Letter to the Editor

By

Editor, Index-Tribune:

Q. What instrument does a flautist play?

A. A flute.

Q. Which one of these is not a word in English? Flautist, flutist, flaut, flute.

A. Flaut.

This, according to the Merriam-Webster dictionary, among other sources. Flautist, in Wikipedia, did have an interesting anecdote:

“The American player and writer Nancy Toff, in her ‘The Flute Book,’ devotes more than a page to the subject, commenting that she is asked, ‘Are you a flutist or a flautist?’ on a weekly basis. She prefers “flutist” and writes, “Ascribe my insistence either to a modest lack of pretension or to etymological evidence; the result is the same.”
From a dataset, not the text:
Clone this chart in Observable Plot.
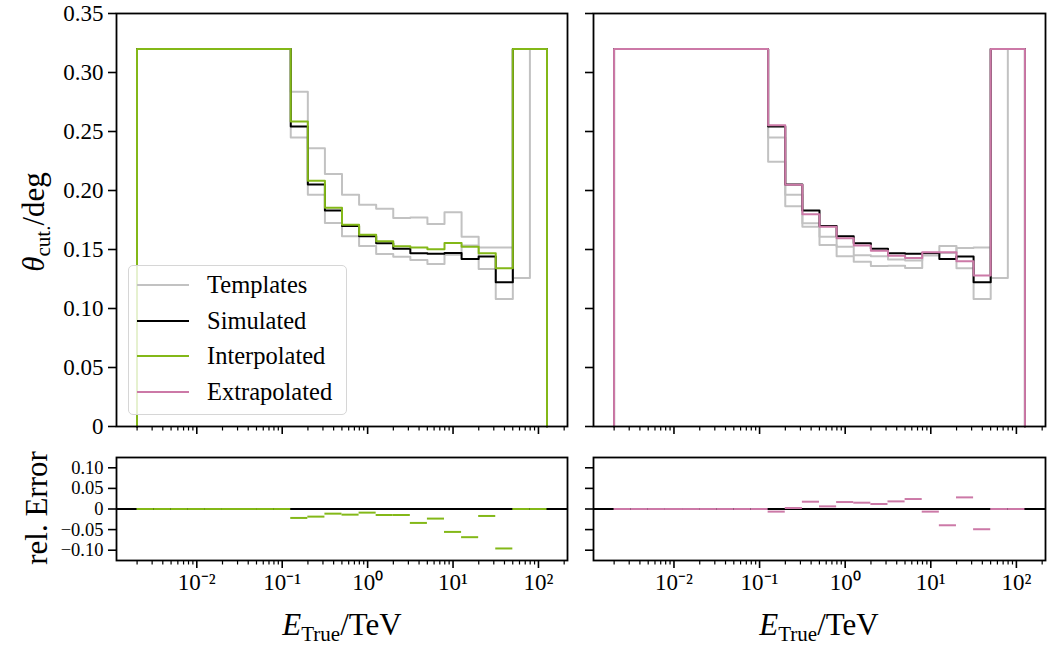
<!DOCTYPE html>
<html><head><meta charset="utf-8">
<script src="https://cdn.jsdelivr.net/npm/d3@7"></script>
<script src="https://cdn.jsdelivr.net/npm/@observablehq/plot@0.6"></script>
<style>
body{margin:0;background:#fff;}
#root{position:relative;width:1049px;height:648px;overflow:hidden;font-family:"Liberation Serif",serif;color:#000;}
.panel{position:absolute;}
.lbl{position:absolute;font-size:31px;white-space:nowrap;transform:translate(-50%,-50%);line-height:1;}
.rot{transform:translate(-50%,-50%) rotate(-90deg);}
.lbl sub{font-size:21px;vertical-align:-6px;line-height:1;}
#legend{position:absolute;left:128px;top:265px;width:217px;height:148px;border:1px solid #d6d6d6;border-radius:5px;background:rgba(255,255,255,0.8);}
.le{position:absolute;left:0;height:30px;width:216px;}
.le span.sw{position:absolute;left:8px;top:14px;width:52px;height:0;border-top:2px solid;}
.le span.tx{position:absolute;left:78px;top:0;font-size:24.5px;line-height:30px;}
</style></head><body><div id="root"></div>
<script>
// ---------- data ----------
const logEdges = [-2.7,-2.5,-2.3,-2.1,-1.9,-1.7,-1.5,-1.3,-1.1,-0.9,-0.7,-0.5,-0.3,-0.1,0.1,0.3,0.5,0.7,0.9,1.1,1.3,1.5,1.7,1.9,2.1];
const simulated     = [0.32,0.32,0.32,0.32,0.32,0.32,0.32,0.32,0.32,0.2543,0.2050,0.1830,0.1700,0.1612,0.1552,0.1507,0.1468,0.1465,0.1470,0.1420,0.1440,0.1222,0.32,0.32];
const interpolated  = [0.32,0.32,0.32,0.32,0.32,0.32,0.32,0.32,0.32,0.2585,0.2083,0.1854,0.1710,0.1626,0.1569,0.1527,0.1518,0.1502,0.1555,0.1524,0.1468,0.1341,0.32,0.32];
const extrapolated  = [0.32,0.32,0.32,0.32,0.32,0.32,0.32,0.32,0.32,0.2554,0.2049,0.1798,0.1693,0.1595,0.1533,0.1490,0.1448,0.1428,0.1476,0.1476,0.1400,0.1279,0.32,0.32];
const templateL1    = [0.32,0.32,0.32,0.32,0.32,0.32,0.32,0.32,0.32,0.2837,0.2357,0.2139,0.1964,0.1880,0.1846,0.1767,0.1772,0.1716,0.1815,0.1609,0.1518,0.1518,0.1259,0.32];
const templateL2    = [0.32,0.32,0.32,0.32,0.32,0.32,0.32,0.32,0.32,0.2450,0.1964,0.1725,0.1612,0.1530,0.1462,0.1439,0.1411,0.1377,0.1455,0.1533,0.1335,0.1081,0.32,0.32];
const templateR1    = [0.32,0.32,0.32,0.32,0.32,0.32,0.32,0.32,0.32,0.2450,0.1964,0.1722,0.1609,0.1524,0.1451,0.1442,0.1415,0.1406,0.1462,0.1530,0.1341,0.1081,0.32,0.32];
const templateR2    = [0.32,0.32,0.32,0.32,0.32,0.32,0.32,0.32,0.32,0.2244,0.1866,0.1693,0.1538,0.1442,0.1397,0.1361,0.1363,0.1344,0.1450,0.1470,0.1513,0.1518,0.1259,0.32];
const relErrInterp  = [0,0,0,0,0,0,0,0,0,-0.0217,-0.0185,-0.0113,-0.0137,-0.0088,-0.0145,-0.0145,-0.0338,-0.0233,-0.0556,-0.0684,-0.0169,-0.0958,0,0];
const relErrExtrap  = [0,0,0,0,0,0,0,0,0,-0.0064,0.0024,0.0177,0.0064,0.0169,0.0153,0.0121,0.0185,0.0242,-0.0064,-0.0395,0.0282,-0.0491,0,0];

const yTicksTop = [0,0.05,0.10,0.15,0.20,0.25,0.30,0.35];
const yTickLabelsTop = ["0","0.05","0.10","0.15","0.20","0.25","0.30","0.35"];
const yTicksBottom = [-0.10,-0.05,0,0.05,0.10];
const yTickLabelsBottom = ["\u22120.10","\u22120.05","0","0.05","0.10"];
const xMajorTicks = [1e-2,1e-1,1,10,100];
const xMajorLabels = ["10\u207B\u00B2","10\u207B\u00B9","10\u2070","10\u00B9","10\u00B2"];
const legendLabels = ["Templates","Simulated","Interpolated","Extrapolated"];
const colTemplates = "#c2c2c2", colSimulated = "#000000", colInterp = "#83b818", colExtrap = "#cc79a7";

// ---------- helpers ----------
const xDomain = [Math.pow(10,-2.94), Math.pow(10,2.34)];
const xMinorTicks = [];
for (let k = -3; k <= 2; k++) for (let m = 2; m <= 9; m++) {
  const v = m * Math.pow(10, k);
  if (v > xDomain[0] && v < xDomain[1]) xMinorTicks.push(v);
}
const edges = logEdges.map(e => Math.pow(10, e));
function stairs(vals, key) {
  const pts = [{x: edges[0], y: 0, k: key}];
  vals.forEach((v, i) => pts.push({x: edges[i], y: v, k: key}));
  pts.push({x: edges[edges.length - 1], y: vals[vals.length - 1], k: key});
  pts.push({x: edges[edges.length - 1], y: 0, k: key});
  return pts;
}
function segs(vals) {
  return vals.map((v, i) => ({x1: edges[i], x2: edges[i + 1], y: v}));
}
const root = document.getElementById("root");
const FONT = "font-family:'Liberation Serif',serif;font-size:23px;background:transparent;overflow:visible;";

function panel(o) {
  const xLab = o.xLabels ? ((d) => xMajorLabels[xMajorTicks.indexOf(d)]) : (() => "");
  const yLab = o.yLabels ? ((d) => o.yLabelList[o.yTicks.indexOf(d)]) : (() => "");
  const svg = Plot.plot({
    width: o.width, height: o.height,
    marginLeft: o.ml, marginRight: o.mr, marginTop: o.mt, marginBottom: o.mb,
    style: FONT,
    x: {type: "log", domain: xDomain},
    y: {domain: o.yDomain},
    marks: [
      ...o.marks,
      Plot.frame({stroke: "#000", strokeWidth: 1.8}),
      Plot.axisX(xMajorTicks, {tickSize: 8, tickPadding: 5, tickFormat: xLab, label: null, strokeWidth: 1.6, stroke: "#000"}),
      Plot.axisX(xMinorTicks, {tickSize: 4.5, tickFormat: () => "", label: null, strokeWidth: 1.2, stroke: "#000"}),
      Plot.axisY(o.yTicks, {tickSize: 8, tickPadding: 5, tickFormat: yLab, label: null, strokeWidth: 1.6, stroke: "#000", fontSize: o.yFont})
    ]
  });
  svg.classList.add("panel");
  svg.style.left = o.left + "px";
  svg.style.top = o.top + "px";
  root.appendChild(svg);
}

function topMarks(templates, target, targetColor) {
  const m = [];
  templates.forEach((t, i) => m.push(Plot.line(stairs(t, "t" + i), {x: "x", y: "y", stroke: colTemplates, strokeWidth: 2, curve: "step-after"})));
  m.push(Plot.line(stairs(simulated, "sim"), {x: "x", y: "y", stroke: colSimulated, strokeWidth: 2, curve: "step-after"}));
  m.push(Plot.line(stairs(target, "tg"), {x: "x", y: "y", stroke: targetColor, strokeWidth: 2, curve: "step-after"}));
  return m;
}
function bottomMarks(rel, color) {
  return [
    Plot.ruleY([0], {stroke: "#000", strokeWidth: 1.8}),
    Plot.ruleY(segs(rel), {x1: "x1", x2: "x2", y: "y", stroke: color, strokeWidth: 2})
  ];
}

// top-left
panel({left: 0, top: 0, width: 580, height: 440, ml: 116, mr: 13, mt: 13, mb: 14, yFont: 23,
  yDomain: [0, 0.35], yTicks: yTicksTop, yLabelList: yTickLabelsTop, yLabels: true, xLabels: false,
  marks: topMarks([templateL1, templateL2], interpolated, colInterp)});
// top-right
panel({left: 580, top: 0, width: 469, height: 440, ml: 13, mr: 4, mt: 13, mb: 14, yFont: 23,
  yDomain: [0, 0.35], yTicks: yTicksTop, yLabelList: yTickLabelsTop, yLabels: false, xLabels: false,
  marks: topMarks([templateR1, templateR2], extrapolated, colExtrap)});
// bottom-left
panel({left: 0, top: 440, width: 580, height: 208, ml: 116, mr: 13, mt: 17, mb: 88, yFont: 18.5,
  yDomain: [-0.125, 0.125], yTicks: yTicksBottom, yLabelList: yTickLabelsBottom, yLabels: true, xLabels: true,
  marks: bottomMarks(relErrInterp, colInterp)});
// bottom-right
panel({left: 580, top: 440, width: 469, height: 208, ml: 13, mr: 4, mt: 17, mb: 88, yFont: 18.5,
  yDomain: [-0.125, 0.125], yTicks: yTicksBottom, yLabelList: yTickLabelsBottom, yLabels: false, xLabels: true,
  marks: bottomMarks(relErrExtrap, colExtrap)});

// axis labels
function addLabel(html, cx, cy, rot) {
  const d = document.createElement("div");
  d.className = "lbl" + (rot ? " rot" : "");
  d.style.left = cx + "px"; d.style.top = cy + "px";
  d.innerHTML = html;
  root.appendChild(d);
}
addLabel("<i>\u03B8</i><sub>cut.</sub>/deg", 36, 222, true);
addLabel("rel. Error", 36, 508, true);
addLabel("<i>E</i><sub>True</sub>/TeV", 342, 627, false);
addLabel("<i>E</i><sub>True</sub>/TeV", 819, 627, false);

// legend
const legendColors = [colTemplates, colSimulated, colInterp, colExtrap];
const lg = document.createElement("div");
lg.id = "legend";
legendLabels.forEach((t, i) => {
  const e = document.createElement("div");
  e.className = "le";
  e.style.top = (4 + i * 35.7) + "px";
  e.innerHTML = `<span class="sw" style="border-color:${legendColors[i]}"></span><span class="tx">${t}</span>`;
  lg.appendChild(e);
});
root.appendChild(lg);
</script></body></html>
Toff, who is also an editor for Oxford University Press, describes in some detail the etymology of words for “flute,” comparing “OED,” Fowler’s “Modern English Usage,” Evans’ “Dictionary of Contemporary American Usage,” and Copperud’s “American Usage and Style: The Consensus,” before arriving at her conclusion: “I play the flute, not the flaut; therefore I am a flutist not a flautist.”

Echoing the Toff quote above, James Galway summed up the way he feels about “flautist,” saying, “I am a flute player not a flautist. I don’t have a flaut and I’ve never flauted.”

Sir James Galway, OBE, is a virtuoso flute player from Belfast, Northern Ireland, nicknamed “The Man With the Golden Flute.”